The monetary policy meeting is scheduled to begin on June 15 [1]. Current policy rates are maintained at 0.75% [1]. If the bank moves to 1.0%, it would reach a level not seen in approximately 31 years, dating back to 1995 [1], [2].

Officials are weighing the decision based on increasing price pressures. Rising crude oil prices, driven by instability in the Middle East, have heightened the risk of inflation exceeding targets [2], [3]. The bank is monitoring how these external shocks affect domestic consumer prices.

Kazuo Ueda, governor of the Bank of Japan, addressed the necessity of the current deliberations. "There is a need to firmly discuss whether or not to raise interest rates," Ueda said [1].

Other policymakers have expressed similar concerns regarding the volatility of the global economy.
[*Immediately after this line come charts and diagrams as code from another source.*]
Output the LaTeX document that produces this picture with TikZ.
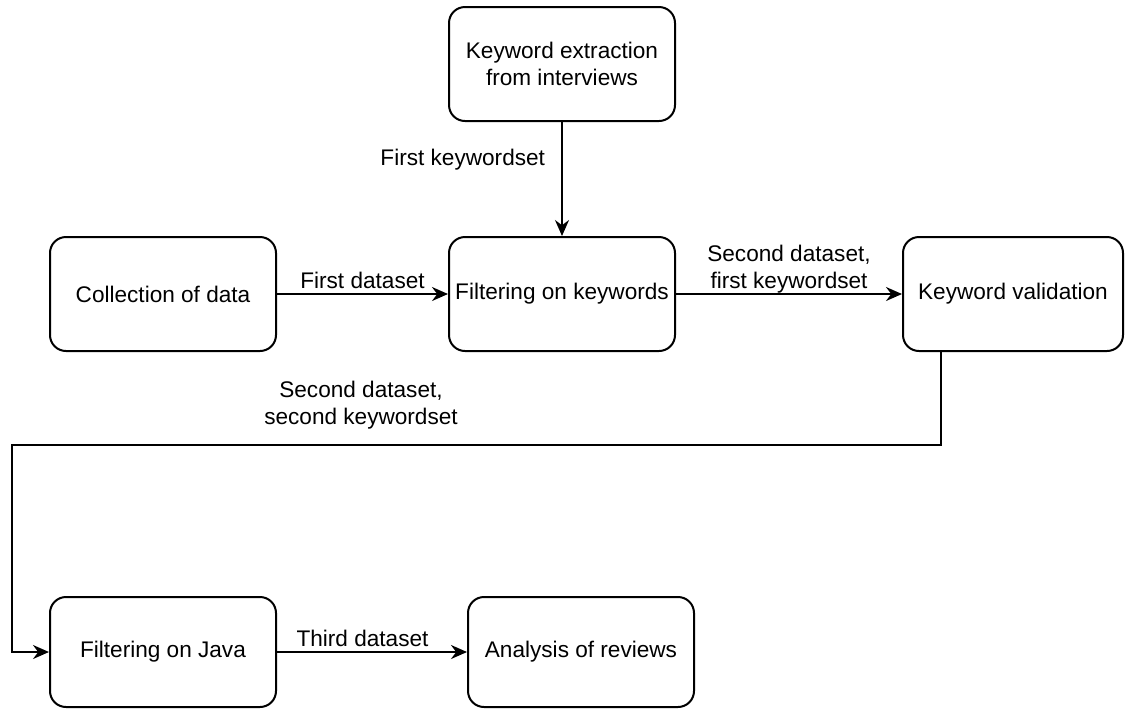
\documentclass[tikz,border=0pt]{standalone}
\usepackage{fontspec}
\setmainfont{Liberation Sans}
\usetikzlibrary{arrows.meta,calc,positioning}

\tikzset{
  stepbox/.style={draw, line width=1pt, rounded corners=8pt, align=center,
    minimum width=113pt, minimum height=57pt, inner sep=2pt},
  flow/.style={line width=1pt, -{Stealth[length=8pt,width=7pt]}},
  lbl/.style={align=center, inner sep=2pt}
}

\begin{document}
\begin{tikzpicture}[x=0.5pt, y=-0.5pt, font=\fontsize{11.3}{13.5}\selectfont]
        \useasboundingbox (0,0) rectangle (1125,709);
        % boxes
        \node[stepbox] (extract) at (562,64) {Keyword extraction\\from interviews};
        \node[stepbox] (collect) at (163,294) {Collection of data};
        \node[stepbox] (filterkw) at (562,294) {Filtering on keywords};
        \node[stepbox, minimum width=110pt] (validate) at (1013,294) {Keyword validation};
        \node[stepbox, minimum height=55pt] (filterjava) at (163,652) {Filtering on Java};
        \node[stepbox, minimum height=55pt] (analysis) at (581,652) {Analysis of reviews};
        % connectors
        \draw[flow] (extract) -- node[lbl, pos=0.33, left=6pt] {First keywordset} (filterkw);
        \draw[flow] (collect) -- node[lbl, above] {First dataset} (filterkw);
        \draw[flow] (filterkw) -- node[lbl, above, yshift=-2pt] {Second dataset,\\first keywordset} (validate);
        \coordinate (turn) at (941,445);
        \coordinate (corner) at (12,445);
        \draw[flow] (validate.south -| turn) -- (turn) -- (corner) |- (filterjava.west);
        \node[lbl] (secondlbl) at (361,405) {Second dataset,\\second keywordset};
        \draw[flow] (filterjava) -- node[lbl, above, pos=0.45] {Third dataset} (analysis);
\end{tikzpicture}
\end{document}
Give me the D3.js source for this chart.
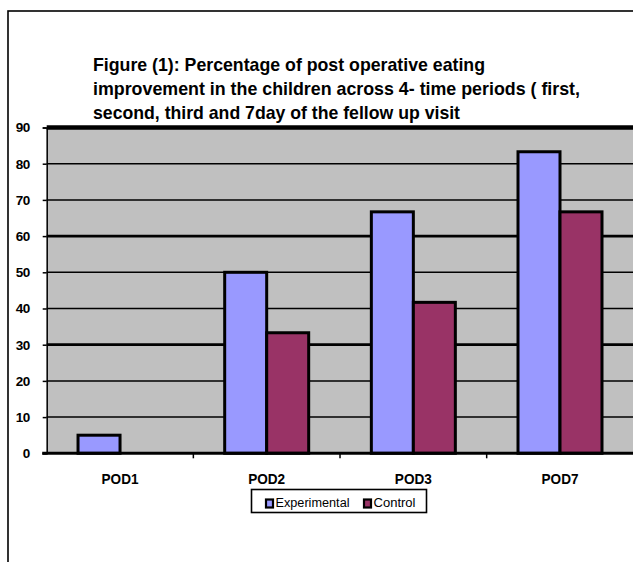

One anonymous Bank of Japan policy board member said that while there is uncertainty regarding the situation in the Middle East, the risk of prices trending upward is high [3].

Despite these indicators, some reports suggest the bank could opt to keep the rate at 0.75% [3]. The final decision remains pending the outcome of the June 15 meeting.

The Bank of Japan is likely to raise its policy interest rate to approximately 1.0%.

A move to a 1.0% interest rate would represent the most aggressive tightening of Japanese monetary policy in three decades. By prioritizing the 'upside risk' of inflation caused by Middle East tensions and oil prices, the Bank of Japan is shifting its focus from stimulating growth to maintaining price stability. This transition could attract more capital into Japanese assets, but may also increase borrowing costs for domestic businesses and consumers.